**DATASET CONTENT:**
╭──
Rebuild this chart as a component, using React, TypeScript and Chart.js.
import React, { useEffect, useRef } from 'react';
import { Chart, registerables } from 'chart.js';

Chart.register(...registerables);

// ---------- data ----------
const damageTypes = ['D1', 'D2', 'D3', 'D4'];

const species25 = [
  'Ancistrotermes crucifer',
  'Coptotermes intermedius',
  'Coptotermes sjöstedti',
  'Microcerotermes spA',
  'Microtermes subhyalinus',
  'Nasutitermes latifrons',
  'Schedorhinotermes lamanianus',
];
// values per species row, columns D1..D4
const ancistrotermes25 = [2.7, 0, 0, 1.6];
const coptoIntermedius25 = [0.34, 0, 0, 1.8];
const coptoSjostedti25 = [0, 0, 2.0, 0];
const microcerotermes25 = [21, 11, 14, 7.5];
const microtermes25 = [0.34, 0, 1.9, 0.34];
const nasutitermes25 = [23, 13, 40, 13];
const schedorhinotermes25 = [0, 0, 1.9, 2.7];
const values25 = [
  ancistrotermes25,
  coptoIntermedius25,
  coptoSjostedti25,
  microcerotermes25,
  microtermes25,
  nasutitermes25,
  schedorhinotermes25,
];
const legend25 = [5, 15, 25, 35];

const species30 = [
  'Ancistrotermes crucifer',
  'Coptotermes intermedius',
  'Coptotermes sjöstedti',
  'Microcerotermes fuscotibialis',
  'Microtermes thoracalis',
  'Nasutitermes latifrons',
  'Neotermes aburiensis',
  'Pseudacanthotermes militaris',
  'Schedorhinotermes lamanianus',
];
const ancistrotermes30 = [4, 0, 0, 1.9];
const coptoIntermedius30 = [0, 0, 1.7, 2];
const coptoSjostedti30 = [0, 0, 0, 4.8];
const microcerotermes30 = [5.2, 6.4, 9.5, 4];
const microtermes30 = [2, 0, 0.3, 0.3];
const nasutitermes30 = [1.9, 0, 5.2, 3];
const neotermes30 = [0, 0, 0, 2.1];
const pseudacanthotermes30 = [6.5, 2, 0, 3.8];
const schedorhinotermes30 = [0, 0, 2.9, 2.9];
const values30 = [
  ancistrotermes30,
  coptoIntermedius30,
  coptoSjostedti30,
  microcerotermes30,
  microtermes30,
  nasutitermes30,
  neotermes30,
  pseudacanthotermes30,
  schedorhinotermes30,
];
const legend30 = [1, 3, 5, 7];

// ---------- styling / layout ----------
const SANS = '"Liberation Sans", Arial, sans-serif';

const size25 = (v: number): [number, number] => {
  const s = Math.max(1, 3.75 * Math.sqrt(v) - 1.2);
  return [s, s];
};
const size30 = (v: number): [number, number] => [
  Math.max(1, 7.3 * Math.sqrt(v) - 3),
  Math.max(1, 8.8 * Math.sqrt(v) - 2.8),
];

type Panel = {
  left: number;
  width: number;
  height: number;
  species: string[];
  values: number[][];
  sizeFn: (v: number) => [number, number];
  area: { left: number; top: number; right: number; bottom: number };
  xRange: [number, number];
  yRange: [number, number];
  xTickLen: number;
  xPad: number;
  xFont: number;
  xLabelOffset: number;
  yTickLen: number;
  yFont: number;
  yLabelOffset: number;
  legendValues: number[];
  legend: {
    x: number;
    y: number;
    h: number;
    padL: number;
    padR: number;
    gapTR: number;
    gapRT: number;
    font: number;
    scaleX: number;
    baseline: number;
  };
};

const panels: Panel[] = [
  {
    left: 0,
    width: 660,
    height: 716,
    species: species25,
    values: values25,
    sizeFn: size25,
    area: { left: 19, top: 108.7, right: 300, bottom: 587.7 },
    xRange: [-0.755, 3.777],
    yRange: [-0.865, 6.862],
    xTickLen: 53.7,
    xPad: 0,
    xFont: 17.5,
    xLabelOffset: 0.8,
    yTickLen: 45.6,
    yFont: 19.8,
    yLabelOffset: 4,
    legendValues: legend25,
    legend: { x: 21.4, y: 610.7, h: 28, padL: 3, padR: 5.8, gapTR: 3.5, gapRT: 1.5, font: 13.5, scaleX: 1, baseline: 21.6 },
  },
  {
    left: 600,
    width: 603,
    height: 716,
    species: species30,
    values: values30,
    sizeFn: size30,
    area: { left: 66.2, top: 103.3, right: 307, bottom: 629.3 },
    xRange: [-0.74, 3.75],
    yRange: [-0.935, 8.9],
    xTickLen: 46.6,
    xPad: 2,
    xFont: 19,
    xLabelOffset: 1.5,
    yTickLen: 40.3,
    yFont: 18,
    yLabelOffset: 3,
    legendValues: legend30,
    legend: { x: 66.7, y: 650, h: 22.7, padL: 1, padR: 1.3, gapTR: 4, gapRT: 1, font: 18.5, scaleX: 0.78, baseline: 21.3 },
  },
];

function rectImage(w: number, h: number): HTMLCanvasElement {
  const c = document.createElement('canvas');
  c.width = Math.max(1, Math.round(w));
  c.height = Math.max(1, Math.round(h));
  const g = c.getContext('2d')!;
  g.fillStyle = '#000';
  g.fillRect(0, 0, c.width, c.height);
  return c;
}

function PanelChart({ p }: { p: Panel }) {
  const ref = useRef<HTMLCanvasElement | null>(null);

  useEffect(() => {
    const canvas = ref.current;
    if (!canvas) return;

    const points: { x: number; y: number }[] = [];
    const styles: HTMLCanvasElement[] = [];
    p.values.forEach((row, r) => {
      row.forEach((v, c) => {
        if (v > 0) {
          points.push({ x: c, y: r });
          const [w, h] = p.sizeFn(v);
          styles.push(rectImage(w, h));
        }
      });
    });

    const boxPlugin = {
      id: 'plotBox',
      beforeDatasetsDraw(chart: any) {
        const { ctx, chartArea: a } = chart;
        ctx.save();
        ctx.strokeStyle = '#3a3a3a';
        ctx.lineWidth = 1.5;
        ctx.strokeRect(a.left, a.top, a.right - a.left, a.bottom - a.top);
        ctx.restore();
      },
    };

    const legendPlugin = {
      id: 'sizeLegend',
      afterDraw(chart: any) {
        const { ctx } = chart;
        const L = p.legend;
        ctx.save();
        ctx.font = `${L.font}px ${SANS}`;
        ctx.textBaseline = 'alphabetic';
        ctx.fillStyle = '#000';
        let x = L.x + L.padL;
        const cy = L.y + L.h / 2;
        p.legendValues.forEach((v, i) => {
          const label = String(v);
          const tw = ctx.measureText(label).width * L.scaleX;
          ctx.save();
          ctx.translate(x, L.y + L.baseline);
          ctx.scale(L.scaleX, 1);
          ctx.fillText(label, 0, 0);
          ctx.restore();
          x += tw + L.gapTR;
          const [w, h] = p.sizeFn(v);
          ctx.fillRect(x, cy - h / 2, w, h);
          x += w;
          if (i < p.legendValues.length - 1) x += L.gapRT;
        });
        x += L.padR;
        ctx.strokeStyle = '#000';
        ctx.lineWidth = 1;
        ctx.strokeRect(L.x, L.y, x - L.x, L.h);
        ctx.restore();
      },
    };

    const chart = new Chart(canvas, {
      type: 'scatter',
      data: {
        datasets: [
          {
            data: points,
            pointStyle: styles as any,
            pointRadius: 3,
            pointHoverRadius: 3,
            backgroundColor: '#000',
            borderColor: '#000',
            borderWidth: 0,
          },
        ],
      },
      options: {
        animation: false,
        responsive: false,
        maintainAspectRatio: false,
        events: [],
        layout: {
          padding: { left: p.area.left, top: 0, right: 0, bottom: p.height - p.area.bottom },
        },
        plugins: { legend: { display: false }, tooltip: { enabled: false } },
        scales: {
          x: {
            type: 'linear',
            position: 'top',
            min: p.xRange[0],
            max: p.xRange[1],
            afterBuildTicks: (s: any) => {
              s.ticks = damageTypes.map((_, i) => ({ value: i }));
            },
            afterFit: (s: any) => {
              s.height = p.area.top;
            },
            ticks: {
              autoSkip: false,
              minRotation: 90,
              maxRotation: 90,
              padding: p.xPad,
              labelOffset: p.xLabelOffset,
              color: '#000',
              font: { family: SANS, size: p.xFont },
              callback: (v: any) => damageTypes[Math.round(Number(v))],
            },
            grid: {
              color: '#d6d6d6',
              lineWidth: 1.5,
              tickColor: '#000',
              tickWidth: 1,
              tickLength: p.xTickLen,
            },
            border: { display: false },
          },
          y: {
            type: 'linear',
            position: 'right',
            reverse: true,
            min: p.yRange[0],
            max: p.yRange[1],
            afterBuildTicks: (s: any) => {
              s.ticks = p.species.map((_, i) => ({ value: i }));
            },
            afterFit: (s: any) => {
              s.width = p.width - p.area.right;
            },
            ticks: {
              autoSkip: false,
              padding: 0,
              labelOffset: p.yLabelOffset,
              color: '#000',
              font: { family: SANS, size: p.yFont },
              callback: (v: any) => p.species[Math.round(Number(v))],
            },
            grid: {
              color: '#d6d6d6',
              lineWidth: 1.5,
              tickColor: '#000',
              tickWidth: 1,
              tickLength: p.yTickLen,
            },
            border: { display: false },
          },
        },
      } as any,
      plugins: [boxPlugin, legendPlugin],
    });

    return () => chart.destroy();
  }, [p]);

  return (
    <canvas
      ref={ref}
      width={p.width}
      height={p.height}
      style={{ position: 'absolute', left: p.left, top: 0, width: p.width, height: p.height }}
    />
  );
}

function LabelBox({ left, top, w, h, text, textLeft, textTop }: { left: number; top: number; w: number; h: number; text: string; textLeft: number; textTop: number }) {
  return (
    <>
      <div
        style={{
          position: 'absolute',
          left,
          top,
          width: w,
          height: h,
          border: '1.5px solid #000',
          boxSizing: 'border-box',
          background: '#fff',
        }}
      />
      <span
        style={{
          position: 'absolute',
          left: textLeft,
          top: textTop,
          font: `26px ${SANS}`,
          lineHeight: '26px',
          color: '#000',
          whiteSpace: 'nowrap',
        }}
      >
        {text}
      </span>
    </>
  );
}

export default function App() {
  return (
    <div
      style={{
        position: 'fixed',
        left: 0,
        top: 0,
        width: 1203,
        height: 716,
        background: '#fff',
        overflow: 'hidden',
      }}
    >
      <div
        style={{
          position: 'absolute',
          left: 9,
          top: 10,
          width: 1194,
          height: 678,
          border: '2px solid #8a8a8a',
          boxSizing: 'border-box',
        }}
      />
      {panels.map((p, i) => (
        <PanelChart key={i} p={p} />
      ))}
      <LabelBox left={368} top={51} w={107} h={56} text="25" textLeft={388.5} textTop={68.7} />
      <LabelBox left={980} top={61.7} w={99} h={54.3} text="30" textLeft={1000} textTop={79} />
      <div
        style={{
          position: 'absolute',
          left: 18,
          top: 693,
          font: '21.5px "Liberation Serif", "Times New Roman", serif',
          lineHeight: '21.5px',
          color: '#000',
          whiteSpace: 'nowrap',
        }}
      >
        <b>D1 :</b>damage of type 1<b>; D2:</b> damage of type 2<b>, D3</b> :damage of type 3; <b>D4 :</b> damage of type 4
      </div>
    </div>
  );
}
╰──
╭──
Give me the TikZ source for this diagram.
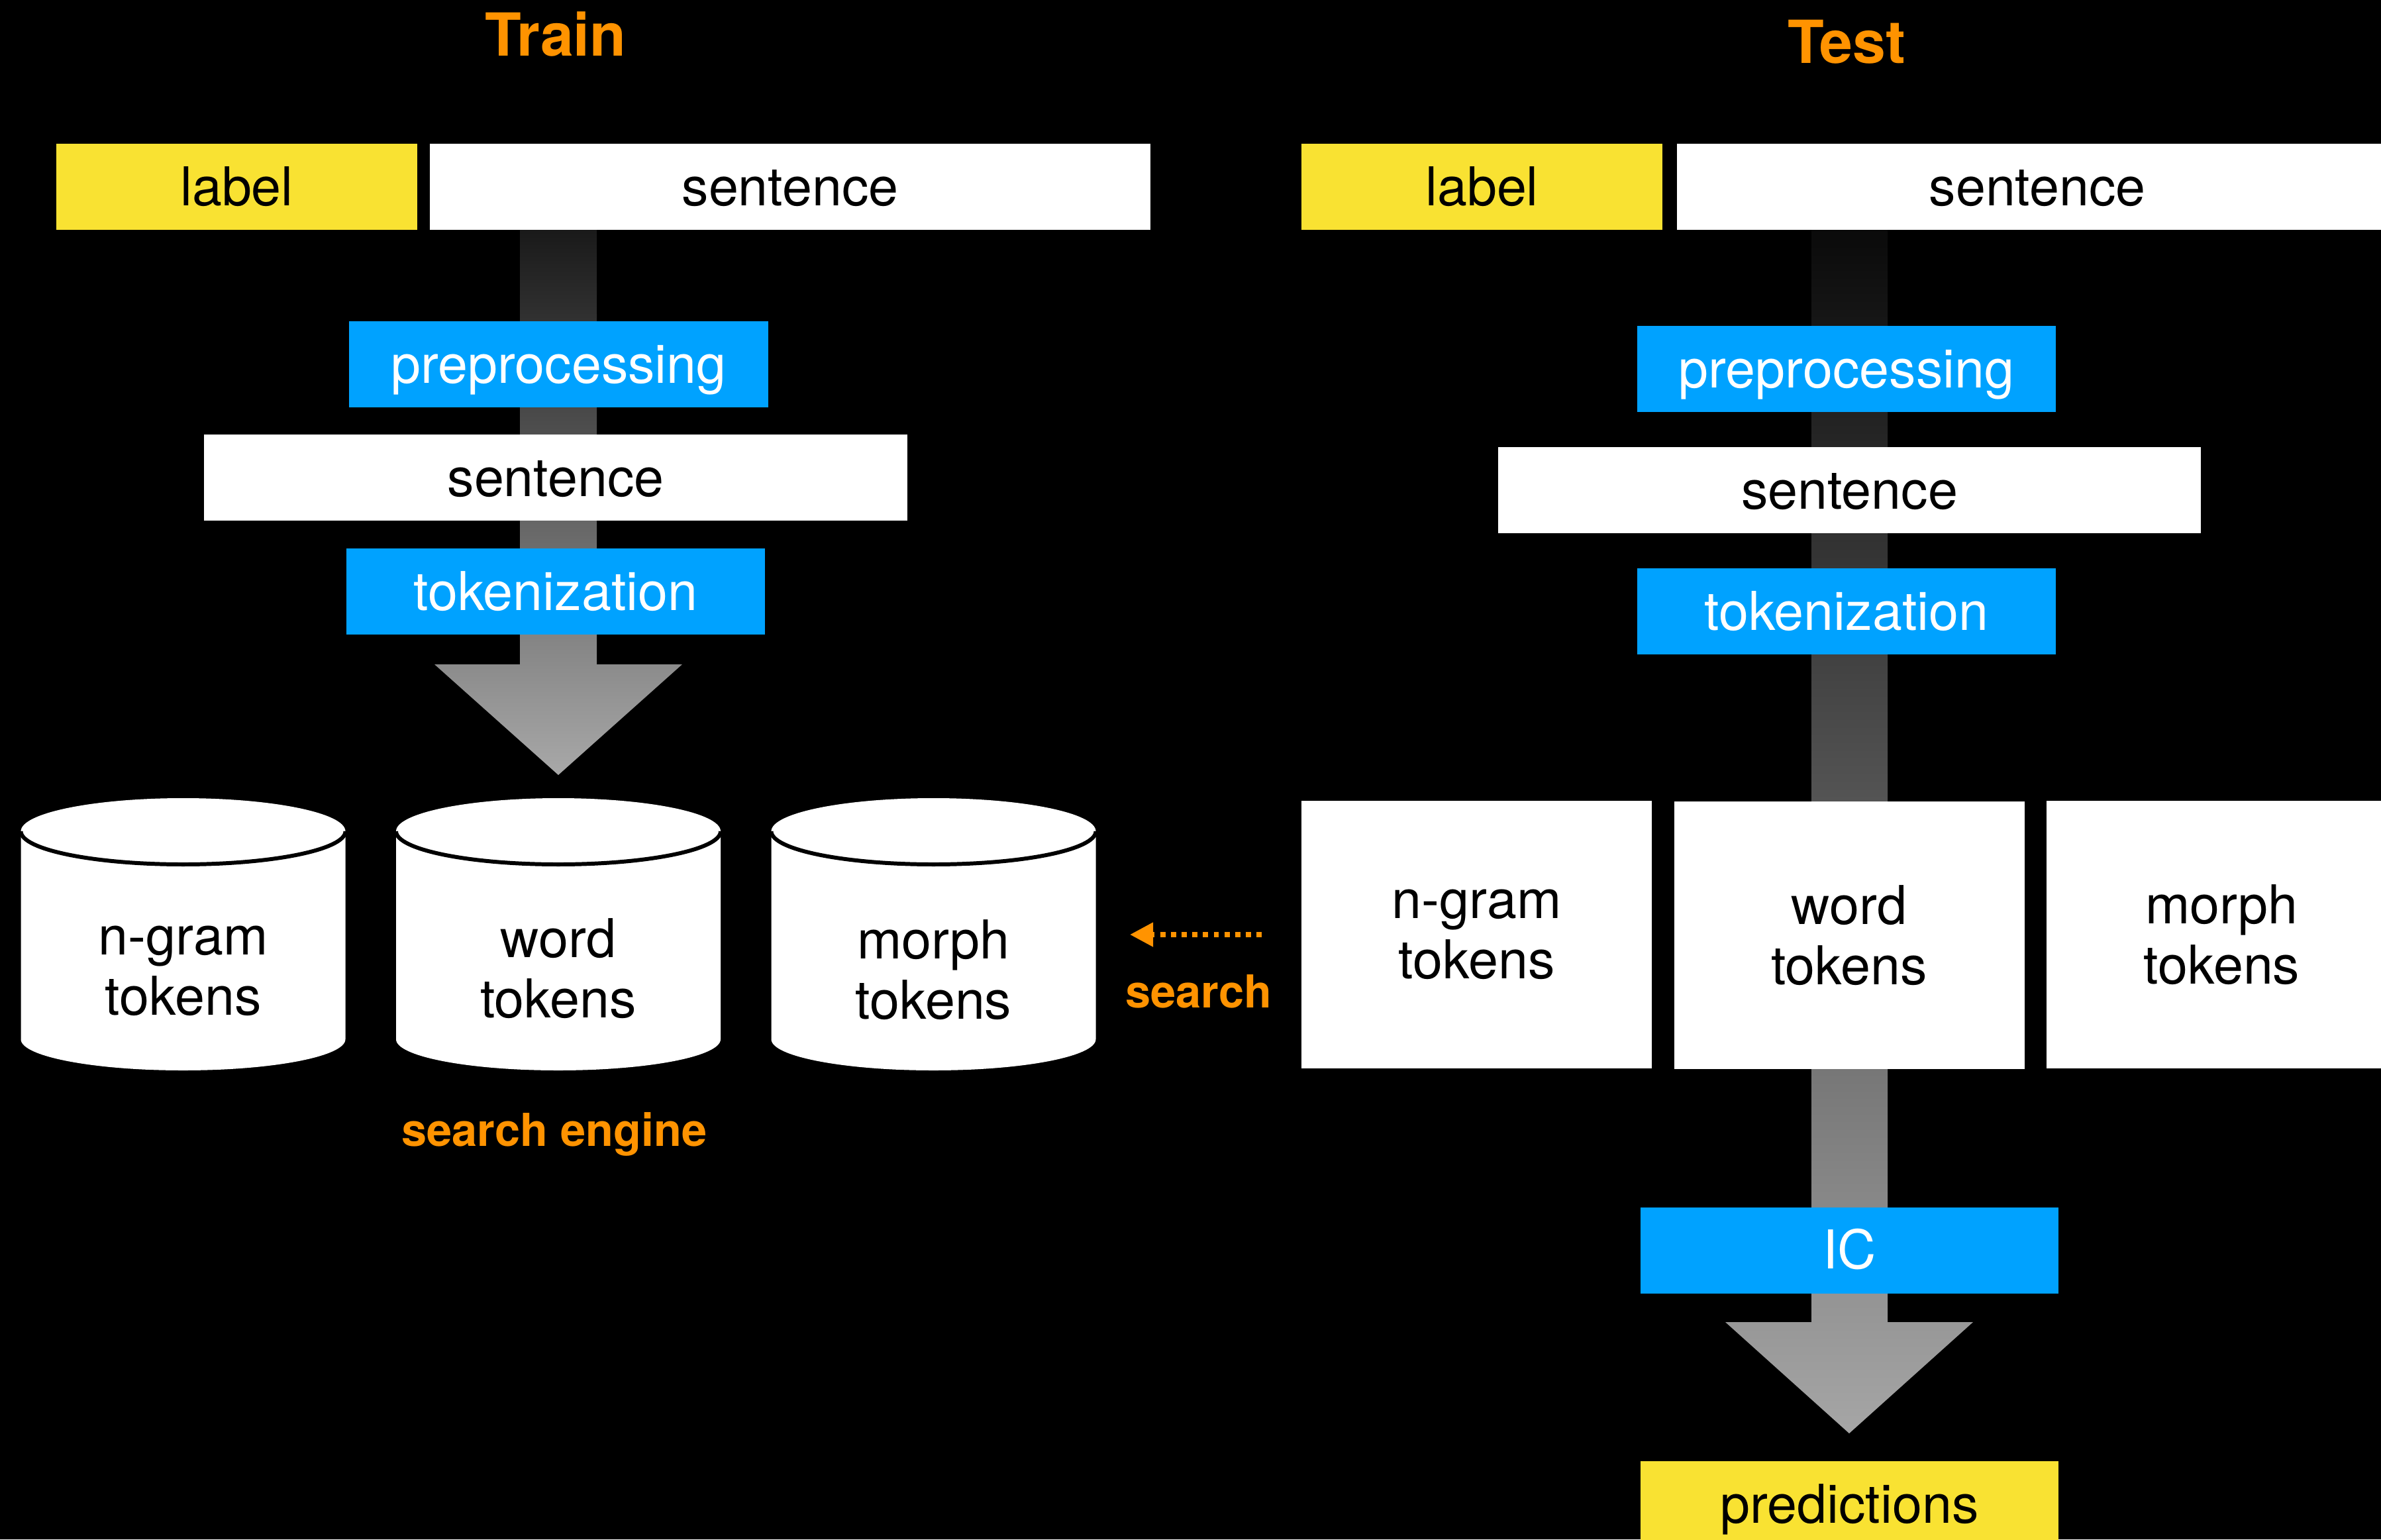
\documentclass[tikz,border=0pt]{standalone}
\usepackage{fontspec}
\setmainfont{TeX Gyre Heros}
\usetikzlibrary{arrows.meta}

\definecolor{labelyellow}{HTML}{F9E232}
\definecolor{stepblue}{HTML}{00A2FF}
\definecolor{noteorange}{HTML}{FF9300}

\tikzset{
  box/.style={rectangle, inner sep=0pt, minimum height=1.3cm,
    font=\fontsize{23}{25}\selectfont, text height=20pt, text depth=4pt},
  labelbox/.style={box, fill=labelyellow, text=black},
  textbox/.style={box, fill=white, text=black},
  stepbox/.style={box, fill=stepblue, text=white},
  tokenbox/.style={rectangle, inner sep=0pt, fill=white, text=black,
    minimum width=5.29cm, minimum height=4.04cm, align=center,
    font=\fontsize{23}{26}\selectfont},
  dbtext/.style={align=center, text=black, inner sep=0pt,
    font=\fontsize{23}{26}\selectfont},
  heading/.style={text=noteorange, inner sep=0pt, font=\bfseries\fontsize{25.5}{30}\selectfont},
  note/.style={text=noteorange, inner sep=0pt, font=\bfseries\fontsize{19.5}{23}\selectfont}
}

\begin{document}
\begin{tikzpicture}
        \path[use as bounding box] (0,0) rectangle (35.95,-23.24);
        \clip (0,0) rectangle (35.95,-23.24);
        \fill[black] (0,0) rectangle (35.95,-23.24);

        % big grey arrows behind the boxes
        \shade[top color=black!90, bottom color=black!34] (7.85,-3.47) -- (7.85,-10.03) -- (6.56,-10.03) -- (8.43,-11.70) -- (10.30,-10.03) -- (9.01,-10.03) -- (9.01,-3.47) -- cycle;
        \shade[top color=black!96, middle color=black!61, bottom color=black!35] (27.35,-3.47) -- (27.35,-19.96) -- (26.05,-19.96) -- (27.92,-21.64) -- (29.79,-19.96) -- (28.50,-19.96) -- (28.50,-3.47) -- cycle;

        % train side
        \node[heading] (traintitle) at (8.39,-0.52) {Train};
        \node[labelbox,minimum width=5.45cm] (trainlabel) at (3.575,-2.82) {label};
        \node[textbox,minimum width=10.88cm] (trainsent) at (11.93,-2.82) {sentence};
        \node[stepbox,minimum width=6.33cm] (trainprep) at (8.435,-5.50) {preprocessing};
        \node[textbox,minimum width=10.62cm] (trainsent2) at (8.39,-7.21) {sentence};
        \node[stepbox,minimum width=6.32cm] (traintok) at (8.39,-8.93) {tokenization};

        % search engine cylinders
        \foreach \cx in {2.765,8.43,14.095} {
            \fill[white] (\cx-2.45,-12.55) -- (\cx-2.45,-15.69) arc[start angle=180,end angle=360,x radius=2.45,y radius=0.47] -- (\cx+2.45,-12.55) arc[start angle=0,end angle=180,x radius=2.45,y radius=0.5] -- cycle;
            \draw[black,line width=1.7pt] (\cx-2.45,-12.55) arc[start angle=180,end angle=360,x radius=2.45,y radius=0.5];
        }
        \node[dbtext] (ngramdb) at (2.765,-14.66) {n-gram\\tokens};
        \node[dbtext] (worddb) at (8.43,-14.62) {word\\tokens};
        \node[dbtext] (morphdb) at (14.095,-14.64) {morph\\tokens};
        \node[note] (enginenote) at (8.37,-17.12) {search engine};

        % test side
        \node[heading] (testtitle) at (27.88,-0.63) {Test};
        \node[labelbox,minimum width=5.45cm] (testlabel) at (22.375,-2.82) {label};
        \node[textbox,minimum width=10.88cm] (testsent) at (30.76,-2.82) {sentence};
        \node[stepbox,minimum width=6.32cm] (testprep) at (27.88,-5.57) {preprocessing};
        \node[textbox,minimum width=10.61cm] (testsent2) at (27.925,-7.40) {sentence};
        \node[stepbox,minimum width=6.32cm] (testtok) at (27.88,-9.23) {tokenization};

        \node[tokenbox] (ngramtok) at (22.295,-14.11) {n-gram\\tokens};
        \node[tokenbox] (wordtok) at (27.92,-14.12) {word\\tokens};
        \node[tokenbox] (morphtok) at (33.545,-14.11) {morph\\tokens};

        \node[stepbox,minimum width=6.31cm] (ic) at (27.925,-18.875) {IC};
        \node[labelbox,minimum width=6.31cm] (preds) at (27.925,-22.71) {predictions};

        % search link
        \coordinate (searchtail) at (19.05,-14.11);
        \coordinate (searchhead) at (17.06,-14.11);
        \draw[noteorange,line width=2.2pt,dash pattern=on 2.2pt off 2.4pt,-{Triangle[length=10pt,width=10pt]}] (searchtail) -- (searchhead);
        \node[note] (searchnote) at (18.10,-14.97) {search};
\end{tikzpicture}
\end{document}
╰──
Reproduce exactly the lines from the line with "Rebuild this chart" through the line with "const damageTypes = ['D1', 'D2', 'D3', 'D4'];", both end lines included, and only those lines.

Rebuild this chart as a component, using React, TypeScript and Chart.js.
import React, { useEffect, useRef } from 'react';
import { Chart, registerables } from 'chart.js';

Chart.register(...registerables);

// ---------- data ----------
const damageTypes = ['D1', 'D2', 'D3', 'D4'];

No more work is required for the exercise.